* Start COLLECTED MATERIAL *

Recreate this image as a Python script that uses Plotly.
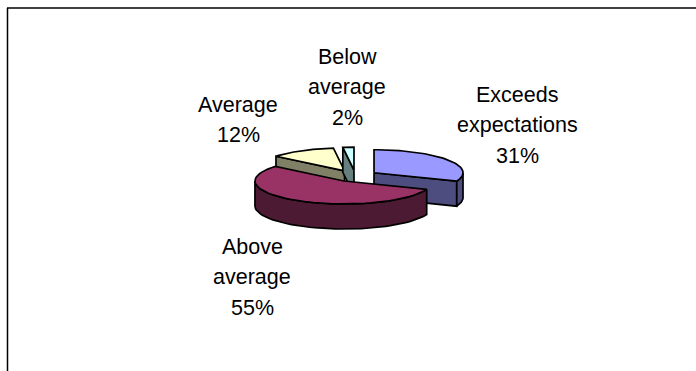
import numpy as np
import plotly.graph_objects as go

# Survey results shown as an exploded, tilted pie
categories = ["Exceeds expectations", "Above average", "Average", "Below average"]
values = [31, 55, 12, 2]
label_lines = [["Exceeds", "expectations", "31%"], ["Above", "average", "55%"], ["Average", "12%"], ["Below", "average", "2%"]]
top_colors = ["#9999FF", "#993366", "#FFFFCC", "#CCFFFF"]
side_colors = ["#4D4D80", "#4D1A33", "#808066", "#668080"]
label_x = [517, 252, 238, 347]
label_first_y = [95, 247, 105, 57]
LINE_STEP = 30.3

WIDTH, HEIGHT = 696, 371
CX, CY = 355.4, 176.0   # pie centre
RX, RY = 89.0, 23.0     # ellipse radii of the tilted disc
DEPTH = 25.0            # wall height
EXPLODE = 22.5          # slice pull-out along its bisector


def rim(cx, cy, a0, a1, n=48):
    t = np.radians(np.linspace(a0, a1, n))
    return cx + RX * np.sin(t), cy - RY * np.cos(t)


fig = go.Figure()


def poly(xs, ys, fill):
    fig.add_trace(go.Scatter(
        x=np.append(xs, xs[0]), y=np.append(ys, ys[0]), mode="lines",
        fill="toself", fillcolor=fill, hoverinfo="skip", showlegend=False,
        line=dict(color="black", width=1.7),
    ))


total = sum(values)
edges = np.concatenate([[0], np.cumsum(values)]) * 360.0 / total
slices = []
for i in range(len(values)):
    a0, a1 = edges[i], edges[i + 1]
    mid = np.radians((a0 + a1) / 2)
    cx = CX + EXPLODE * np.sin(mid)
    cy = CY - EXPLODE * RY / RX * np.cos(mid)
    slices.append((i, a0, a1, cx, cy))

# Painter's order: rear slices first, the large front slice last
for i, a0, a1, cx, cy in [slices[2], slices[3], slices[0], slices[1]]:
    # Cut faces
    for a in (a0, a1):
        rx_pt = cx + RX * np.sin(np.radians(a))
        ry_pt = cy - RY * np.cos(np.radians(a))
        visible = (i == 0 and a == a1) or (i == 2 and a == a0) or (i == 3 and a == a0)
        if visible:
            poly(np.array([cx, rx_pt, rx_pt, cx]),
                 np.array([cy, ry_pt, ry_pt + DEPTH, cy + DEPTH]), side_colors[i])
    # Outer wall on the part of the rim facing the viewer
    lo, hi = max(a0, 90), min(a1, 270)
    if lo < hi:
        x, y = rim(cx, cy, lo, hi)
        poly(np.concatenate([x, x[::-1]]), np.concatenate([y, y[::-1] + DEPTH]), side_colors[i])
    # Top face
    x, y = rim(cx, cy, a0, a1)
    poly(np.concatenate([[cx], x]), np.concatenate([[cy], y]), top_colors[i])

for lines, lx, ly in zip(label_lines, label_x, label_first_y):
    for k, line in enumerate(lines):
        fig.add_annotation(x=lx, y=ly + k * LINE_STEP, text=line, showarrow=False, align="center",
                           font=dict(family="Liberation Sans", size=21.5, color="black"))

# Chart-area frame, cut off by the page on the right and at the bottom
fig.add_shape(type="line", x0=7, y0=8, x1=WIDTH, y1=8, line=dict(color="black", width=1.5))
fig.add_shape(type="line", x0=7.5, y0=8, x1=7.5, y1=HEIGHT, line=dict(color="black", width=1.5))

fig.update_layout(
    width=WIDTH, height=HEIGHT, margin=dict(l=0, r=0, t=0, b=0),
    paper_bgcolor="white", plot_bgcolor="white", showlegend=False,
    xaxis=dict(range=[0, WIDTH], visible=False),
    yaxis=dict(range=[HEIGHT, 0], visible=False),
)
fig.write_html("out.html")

* End COLLECTED MATERIAL *

EXERCISE —
In the data above, please extract the lines from the first one through the line with "import plotly.graph_objects as go", exactly, and keep pictures out.

SOLUTION FOR THIS EXERCISE —
Recreate this image as a Python script that uses Plotly.
import numpy as np
import plotly.graph_objects as go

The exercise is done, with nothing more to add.